In the mid-90s a geek geek,  Robert Hayden created the “geek code”, a programming construct that allowed one to precisely define their geek-traits. Mine is located on the About page.   

There is no question that we are inclined to unusual, “focused”, sometimes foolish behaviors! We probably have deserved some of the ridicule. But give us some credit: We have taken the ridicule and the term, redefined them in our image and made Geek (with a capital G) a core element of what we are.   

Is it any wonder that the preponderance of entrepreneurs are Geeks of one type or another?   

You are probably asking about now, “What are the differences between geeks, nerds, dorks and dweebs. The distinctions are clear and precise, and we will talk about them soon.   



Presidential Geek

No, it is not who you think! While it is evident our current president has certified geeks in his employ, he is really a poseur (“poser” for you millennial readers) when it comes to true presidential geekiness.

Before the word “geek” acquired its current meaning, the concept was most often applied to engineers. And in that context, the true presidential geek was Herbert Hoover, a mining engineer who proudly made his living in the profession. His defense of his work is classic:

“Engineering … it is a great profession. There is the fascination of watching a figment of the imagination emerge through the aid of science to a plan on paper. Then it moves to realization in stone or metal or energy. Then it brings jobs and homes to men. Then it elevates the standards of living and adds to the comforts of life. That is the engineer’s high privilege.

“The great liability of the engineer compared to men of other professions is that his works are out in the open where all can see them. His acts, step by step, are in hard substance. He cannot bury his mistakes in the grave like the doctors. He cannot argue them into thin air or blame the judge like the lawyers. He cannot, like the architects, cover his failures with trees and vines. He cannot, like the politicians, screen his shortcomings by blaming his opponents and hope the people will forget. The engineer simply cannot deny he did it. If his works do not work, he is damned….

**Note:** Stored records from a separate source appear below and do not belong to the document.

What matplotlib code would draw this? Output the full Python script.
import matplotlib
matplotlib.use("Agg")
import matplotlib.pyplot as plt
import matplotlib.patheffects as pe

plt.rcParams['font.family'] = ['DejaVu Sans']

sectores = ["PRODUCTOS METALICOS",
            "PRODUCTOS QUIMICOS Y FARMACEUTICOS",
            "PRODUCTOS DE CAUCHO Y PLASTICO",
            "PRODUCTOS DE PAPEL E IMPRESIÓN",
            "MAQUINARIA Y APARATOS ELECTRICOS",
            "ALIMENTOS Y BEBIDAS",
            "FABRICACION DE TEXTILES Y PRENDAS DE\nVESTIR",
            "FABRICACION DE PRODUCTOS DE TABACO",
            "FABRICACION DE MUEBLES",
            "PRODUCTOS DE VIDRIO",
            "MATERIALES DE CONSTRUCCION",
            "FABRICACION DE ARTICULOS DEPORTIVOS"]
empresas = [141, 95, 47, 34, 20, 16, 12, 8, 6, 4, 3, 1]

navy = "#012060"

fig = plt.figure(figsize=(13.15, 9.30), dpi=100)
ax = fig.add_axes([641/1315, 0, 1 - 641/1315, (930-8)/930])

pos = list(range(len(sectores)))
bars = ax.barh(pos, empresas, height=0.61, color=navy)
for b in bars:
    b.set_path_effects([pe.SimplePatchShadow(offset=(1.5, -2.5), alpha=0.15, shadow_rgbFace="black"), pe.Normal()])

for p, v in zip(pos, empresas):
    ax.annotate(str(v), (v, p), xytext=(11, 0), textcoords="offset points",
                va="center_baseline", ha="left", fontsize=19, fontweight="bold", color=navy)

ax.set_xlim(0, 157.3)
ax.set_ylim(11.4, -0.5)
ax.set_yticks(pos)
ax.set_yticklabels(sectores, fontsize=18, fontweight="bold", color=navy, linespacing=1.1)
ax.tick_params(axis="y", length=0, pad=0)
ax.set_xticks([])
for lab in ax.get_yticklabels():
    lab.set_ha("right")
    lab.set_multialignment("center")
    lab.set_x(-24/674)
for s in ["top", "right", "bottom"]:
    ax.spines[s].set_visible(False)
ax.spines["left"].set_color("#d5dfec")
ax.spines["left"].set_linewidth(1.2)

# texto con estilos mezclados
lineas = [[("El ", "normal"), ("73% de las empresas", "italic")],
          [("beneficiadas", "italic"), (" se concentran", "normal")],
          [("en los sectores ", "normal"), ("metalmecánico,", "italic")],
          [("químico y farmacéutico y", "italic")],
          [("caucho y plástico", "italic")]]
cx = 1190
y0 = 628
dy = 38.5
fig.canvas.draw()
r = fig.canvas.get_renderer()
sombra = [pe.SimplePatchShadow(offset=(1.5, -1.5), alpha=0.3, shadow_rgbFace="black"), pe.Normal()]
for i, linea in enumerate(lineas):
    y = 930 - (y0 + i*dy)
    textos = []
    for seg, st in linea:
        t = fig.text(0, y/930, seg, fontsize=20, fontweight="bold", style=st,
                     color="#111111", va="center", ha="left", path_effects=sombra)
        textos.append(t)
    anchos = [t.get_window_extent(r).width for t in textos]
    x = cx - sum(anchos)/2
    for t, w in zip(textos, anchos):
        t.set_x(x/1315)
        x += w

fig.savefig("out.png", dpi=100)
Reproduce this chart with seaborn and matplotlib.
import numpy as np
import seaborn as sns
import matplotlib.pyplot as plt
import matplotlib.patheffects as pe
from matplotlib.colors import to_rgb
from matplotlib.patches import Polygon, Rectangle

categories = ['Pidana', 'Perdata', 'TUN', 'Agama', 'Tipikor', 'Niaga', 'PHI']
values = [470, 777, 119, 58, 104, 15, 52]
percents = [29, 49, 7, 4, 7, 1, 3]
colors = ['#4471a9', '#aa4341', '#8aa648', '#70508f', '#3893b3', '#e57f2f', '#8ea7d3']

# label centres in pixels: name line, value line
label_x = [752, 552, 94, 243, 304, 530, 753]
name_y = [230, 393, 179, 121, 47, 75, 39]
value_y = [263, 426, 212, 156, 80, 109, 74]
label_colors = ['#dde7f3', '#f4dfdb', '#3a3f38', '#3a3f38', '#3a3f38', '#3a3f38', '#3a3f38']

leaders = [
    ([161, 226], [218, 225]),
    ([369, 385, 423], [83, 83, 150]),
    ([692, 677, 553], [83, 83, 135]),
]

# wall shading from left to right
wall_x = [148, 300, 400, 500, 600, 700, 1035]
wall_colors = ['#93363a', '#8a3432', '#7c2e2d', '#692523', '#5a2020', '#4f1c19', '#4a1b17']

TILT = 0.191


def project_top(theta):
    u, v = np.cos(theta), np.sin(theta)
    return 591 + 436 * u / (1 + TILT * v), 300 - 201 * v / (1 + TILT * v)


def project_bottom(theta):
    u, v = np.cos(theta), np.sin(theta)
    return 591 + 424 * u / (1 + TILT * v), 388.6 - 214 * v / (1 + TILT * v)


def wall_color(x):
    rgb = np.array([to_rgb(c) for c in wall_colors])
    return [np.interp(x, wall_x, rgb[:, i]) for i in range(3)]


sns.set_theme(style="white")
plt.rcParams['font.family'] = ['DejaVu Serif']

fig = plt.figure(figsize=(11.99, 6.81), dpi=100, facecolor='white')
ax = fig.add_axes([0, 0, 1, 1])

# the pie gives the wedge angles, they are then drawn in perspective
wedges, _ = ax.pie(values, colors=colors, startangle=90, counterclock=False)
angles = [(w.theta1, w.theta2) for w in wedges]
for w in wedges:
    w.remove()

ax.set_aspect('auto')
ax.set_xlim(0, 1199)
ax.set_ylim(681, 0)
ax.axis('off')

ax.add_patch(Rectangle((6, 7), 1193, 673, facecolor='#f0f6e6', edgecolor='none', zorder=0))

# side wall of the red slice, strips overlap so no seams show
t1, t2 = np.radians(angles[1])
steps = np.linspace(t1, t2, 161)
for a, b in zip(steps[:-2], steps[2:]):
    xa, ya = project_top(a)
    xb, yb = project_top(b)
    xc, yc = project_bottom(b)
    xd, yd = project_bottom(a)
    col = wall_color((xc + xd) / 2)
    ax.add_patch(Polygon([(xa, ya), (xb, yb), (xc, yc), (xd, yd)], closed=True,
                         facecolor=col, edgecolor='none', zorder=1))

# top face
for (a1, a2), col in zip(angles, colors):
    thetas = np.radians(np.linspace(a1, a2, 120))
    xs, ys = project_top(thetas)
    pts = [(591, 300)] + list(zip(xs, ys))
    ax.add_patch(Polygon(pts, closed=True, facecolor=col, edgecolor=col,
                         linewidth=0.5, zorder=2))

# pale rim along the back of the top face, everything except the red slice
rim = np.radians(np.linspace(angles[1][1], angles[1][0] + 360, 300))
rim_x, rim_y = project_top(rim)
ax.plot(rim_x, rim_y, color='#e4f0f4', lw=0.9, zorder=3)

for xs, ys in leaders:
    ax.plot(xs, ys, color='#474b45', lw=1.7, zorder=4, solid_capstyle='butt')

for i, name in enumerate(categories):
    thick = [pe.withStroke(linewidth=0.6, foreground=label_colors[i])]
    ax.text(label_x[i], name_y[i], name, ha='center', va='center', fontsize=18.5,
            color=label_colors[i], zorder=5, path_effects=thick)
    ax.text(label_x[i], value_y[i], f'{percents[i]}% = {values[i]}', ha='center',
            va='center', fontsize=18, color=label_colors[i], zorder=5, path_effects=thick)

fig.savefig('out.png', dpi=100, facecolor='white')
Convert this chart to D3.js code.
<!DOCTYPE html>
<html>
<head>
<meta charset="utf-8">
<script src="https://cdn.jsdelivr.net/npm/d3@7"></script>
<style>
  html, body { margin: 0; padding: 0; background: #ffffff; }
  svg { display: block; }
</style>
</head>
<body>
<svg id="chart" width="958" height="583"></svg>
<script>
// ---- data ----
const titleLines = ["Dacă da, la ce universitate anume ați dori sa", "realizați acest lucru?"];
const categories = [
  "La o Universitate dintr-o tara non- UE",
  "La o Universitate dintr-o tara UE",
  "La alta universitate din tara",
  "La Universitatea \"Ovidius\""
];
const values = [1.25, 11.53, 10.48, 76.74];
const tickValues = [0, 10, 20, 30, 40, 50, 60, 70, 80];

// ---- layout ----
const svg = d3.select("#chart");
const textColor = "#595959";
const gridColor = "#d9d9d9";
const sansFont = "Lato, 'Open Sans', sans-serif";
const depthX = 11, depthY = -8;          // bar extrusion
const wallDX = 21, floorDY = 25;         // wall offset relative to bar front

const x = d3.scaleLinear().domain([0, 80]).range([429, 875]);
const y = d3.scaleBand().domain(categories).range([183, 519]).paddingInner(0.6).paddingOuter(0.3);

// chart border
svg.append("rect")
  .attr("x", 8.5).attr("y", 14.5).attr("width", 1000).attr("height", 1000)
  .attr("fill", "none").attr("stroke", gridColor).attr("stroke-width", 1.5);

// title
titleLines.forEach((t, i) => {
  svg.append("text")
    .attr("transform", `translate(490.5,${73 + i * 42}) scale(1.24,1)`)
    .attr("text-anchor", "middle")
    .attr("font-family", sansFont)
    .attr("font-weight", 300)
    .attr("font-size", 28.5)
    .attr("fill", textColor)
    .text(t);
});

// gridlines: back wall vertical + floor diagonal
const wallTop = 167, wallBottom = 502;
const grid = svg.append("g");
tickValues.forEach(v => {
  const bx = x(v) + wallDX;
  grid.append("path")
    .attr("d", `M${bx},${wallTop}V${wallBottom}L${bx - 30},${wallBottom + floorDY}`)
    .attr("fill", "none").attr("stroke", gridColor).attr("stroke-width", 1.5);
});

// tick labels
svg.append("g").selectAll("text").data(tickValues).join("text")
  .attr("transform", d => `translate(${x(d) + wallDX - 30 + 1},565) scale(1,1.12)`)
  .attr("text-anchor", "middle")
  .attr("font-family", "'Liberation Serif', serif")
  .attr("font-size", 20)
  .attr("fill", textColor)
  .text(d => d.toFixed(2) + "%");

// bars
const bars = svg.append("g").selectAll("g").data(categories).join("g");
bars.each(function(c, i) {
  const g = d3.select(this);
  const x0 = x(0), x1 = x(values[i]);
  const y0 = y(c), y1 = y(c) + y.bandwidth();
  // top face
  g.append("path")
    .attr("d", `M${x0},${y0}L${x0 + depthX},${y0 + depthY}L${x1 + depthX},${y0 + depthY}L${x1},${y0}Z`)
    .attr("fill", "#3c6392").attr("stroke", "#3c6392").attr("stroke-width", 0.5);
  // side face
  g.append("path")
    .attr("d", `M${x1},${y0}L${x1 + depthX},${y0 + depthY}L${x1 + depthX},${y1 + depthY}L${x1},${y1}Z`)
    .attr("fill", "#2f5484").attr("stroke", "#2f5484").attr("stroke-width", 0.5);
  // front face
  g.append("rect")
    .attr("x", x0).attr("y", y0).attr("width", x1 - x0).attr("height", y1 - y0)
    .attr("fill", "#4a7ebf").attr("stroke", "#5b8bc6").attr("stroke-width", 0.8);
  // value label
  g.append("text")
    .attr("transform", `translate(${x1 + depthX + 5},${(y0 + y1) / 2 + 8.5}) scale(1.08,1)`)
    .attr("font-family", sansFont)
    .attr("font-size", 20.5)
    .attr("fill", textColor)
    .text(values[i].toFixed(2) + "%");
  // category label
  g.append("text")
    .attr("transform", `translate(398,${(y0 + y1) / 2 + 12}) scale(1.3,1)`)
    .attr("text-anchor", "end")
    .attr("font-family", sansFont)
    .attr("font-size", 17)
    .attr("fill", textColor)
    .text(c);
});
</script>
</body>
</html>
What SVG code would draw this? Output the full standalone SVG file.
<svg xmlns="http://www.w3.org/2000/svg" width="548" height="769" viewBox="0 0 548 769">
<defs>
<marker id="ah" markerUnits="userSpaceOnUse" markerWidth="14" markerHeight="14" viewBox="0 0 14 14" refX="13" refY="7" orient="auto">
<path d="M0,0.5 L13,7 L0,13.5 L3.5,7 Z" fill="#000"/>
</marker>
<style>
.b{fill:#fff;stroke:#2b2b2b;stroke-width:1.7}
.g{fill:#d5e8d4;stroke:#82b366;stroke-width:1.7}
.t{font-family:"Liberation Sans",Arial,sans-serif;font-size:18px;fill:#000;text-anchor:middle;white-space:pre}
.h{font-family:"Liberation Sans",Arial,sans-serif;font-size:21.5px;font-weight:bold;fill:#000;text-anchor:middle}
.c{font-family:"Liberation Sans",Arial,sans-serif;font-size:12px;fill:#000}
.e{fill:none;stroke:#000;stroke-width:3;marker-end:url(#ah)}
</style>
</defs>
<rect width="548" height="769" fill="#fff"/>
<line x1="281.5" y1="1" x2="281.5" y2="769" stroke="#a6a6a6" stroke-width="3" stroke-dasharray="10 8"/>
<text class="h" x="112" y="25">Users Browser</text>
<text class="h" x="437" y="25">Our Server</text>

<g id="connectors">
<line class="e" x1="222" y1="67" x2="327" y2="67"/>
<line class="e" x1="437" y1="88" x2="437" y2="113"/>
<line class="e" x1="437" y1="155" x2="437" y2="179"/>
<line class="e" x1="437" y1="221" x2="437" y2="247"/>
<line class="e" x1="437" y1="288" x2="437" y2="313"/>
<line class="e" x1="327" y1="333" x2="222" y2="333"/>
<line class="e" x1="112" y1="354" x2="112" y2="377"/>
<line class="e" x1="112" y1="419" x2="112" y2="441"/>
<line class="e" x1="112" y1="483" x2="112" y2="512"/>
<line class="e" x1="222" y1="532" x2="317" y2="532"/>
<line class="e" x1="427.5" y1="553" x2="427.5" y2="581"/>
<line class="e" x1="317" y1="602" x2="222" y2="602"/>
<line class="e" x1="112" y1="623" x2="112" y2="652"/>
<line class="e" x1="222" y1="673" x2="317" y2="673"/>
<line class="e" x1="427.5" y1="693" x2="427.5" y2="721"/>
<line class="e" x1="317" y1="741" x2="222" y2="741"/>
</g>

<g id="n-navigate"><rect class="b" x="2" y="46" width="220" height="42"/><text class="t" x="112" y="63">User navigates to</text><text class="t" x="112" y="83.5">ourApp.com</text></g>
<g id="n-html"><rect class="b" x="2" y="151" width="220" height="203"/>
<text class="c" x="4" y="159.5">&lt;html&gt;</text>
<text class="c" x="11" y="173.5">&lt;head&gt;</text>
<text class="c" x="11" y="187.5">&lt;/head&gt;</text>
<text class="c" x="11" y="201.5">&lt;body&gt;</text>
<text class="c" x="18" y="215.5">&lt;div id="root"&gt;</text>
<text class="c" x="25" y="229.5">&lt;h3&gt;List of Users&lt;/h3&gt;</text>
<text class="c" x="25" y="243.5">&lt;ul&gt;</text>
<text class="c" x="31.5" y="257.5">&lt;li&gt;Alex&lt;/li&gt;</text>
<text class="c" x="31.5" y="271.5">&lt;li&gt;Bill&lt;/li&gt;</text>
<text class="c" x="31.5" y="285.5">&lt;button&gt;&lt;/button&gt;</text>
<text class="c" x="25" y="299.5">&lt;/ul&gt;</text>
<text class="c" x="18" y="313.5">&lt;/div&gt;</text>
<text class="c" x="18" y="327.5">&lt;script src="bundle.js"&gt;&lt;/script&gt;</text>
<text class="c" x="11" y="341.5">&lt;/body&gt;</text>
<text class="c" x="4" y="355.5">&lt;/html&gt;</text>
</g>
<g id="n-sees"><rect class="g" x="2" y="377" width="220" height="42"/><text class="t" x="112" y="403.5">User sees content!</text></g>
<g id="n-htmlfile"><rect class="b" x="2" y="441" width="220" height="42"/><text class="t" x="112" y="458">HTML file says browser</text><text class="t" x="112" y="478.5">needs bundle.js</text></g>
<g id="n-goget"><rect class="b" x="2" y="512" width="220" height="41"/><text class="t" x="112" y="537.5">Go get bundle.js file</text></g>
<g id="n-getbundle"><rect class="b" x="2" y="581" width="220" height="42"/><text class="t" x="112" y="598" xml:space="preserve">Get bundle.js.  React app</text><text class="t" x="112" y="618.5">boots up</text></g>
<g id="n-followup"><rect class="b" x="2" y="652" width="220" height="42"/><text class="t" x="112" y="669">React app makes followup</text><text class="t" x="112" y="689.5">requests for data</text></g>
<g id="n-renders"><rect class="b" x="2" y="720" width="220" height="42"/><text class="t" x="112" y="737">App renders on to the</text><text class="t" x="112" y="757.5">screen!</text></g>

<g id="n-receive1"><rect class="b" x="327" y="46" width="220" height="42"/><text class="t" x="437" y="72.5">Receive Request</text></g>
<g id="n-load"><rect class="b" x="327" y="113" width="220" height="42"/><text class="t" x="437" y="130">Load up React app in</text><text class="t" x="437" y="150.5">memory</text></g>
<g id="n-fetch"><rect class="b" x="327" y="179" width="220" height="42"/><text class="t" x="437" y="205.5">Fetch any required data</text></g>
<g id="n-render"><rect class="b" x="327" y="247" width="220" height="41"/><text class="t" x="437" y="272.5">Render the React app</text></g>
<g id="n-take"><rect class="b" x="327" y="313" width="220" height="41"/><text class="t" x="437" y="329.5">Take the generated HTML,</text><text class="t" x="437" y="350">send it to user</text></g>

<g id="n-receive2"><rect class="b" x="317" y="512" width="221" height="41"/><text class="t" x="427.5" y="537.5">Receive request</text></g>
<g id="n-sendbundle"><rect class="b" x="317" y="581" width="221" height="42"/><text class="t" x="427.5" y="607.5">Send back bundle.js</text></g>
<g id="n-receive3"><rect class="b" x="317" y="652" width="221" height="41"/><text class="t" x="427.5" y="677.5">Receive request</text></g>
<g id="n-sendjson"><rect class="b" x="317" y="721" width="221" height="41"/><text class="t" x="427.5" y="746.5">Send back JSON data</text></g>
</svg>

“On the other hand, unlike the doctor his is not a life among the weak. Unlike the soldier, destruction is not his purpose. Unlike the lawyer, quarrels are not his daily bread. To the engineer falls the job of clothing the bare bones of science with life, comfort, and hope. No doubt as years go by the people forget which engineer did it, even if they ever knew. Or some politician will put his name on it. Or credit it to some promoter who used other people’s money … but the engineer himself looks back at the unending stream of goodness which flows from his successes with satisfactions that few professionals may know. And the verdict of his fellow professionals is all the accolade he wants.”